Add a behavioural metric
Chances are that if you’re stuck in the Feature Factory you’re looking at GMV, Conversion Rate, MRR (or none at all). Those are all important things but they’re things I get for a job well done.
They are results for the business. They’re quite hard to influence directly with the things I’m building, if at all.
A behavioural metric sits in between the thing I’m building and the result for the business. It tells me if and how it impacts the behaviour of the user.
Example
For an ecom app we expanded the searchbox to be accessible from every screen, trying to increase the conversion rate (from search). The behaviour we wanted to see is whether it was now easier for more users to search, so one of the behavioural metrics was users that search.
Ideally the research work was done upfront to figure out whether this was worth doing at all. We could’ve checked whether search helps users convert, and if it’s worth expanding it to more screens.
But that’s not the way of the Feature Factory. Too much Total cost to get it done.
I didn’t stop or change what we were planning to build to do research first. That’s the whole point! But I was able to add a valuable feedback loop by adding the behavioural metrics.
What this enables me to do and how it helps me escape
What is the feedback loop and what does it enable? First, let’s look at my options when I built a feature WITHOUT adding behavioural metrics:
There isn’t much I can learn, so there isn’t much I can do either.
When I select a behavioural metric, I’m assuming there’s a link between the user behaviour I’m tracking, and the business impact that will have. More search = more conversion (basically a very barebones hypothesis).
Tracking both enables me to learn and do a whole lot more, depending on whether the link holds. Using the search example from earlier:
Obviously having these learnings isn’t instantly going to prevent me from On to the next feature. But at least I now have some extra information to work with, which unlocks more actions:
Double down: taking the idea a step further to see how far the link holds. More search = more conversion, even more search = even more conversion?
Flip: try the opposite direction.
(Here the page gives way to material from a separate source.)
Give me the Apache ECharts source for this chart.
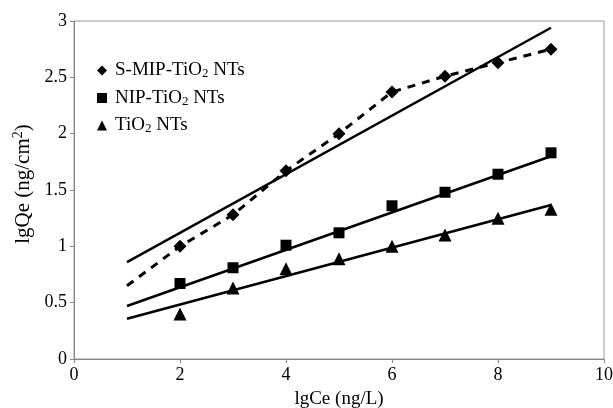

If more search = less conversion, does less search = more conversion? Try decreasing the visibility of the feature, i.e. removing it from every page.
Find the other link: an impact on a business metric is almost always caused by a change in user behaviour. If it wasn’t search, what was it? Find it. It’ll tell me what to do next.
Iterate: try a different approach to the same link. Maybe adding search to more pages wasn’t it, but autosuggest or better placement could be.
Investigate: somehow I achieved the opposite of what I expected. It’s worth finding out why first. Could be faulty implementation or there’s something else going on that I’m not yet seeing.
I’m stuck building things anyway (because Feature Factory); I might as well take the opportunity and learn from what I’m doing by adding this metric.
The newly unlocked actions won’t change anything directly, but they will help me make better informed decisions next.
Eventually the ball will start rolling, which will help escape the Feature Factory. Bit by tiny bit.
The learnings from this will lead to better conversations. Those conversations will lead to better questions. Those questions need answers, which will create the need for (justifies) more Discovery. More Discovery will create more learnings, and on the flywheel goes.
Not overnight and not by itself, but what can I expect with basically 0 Total cost to get it done.







I like the thinking. User behaviour change as a leading indicator of business impact.
And of course the fact that you make things as small and practical as possible, to build the required evidence to make the case for the larger topics that are (also) required for successful modern Product Management.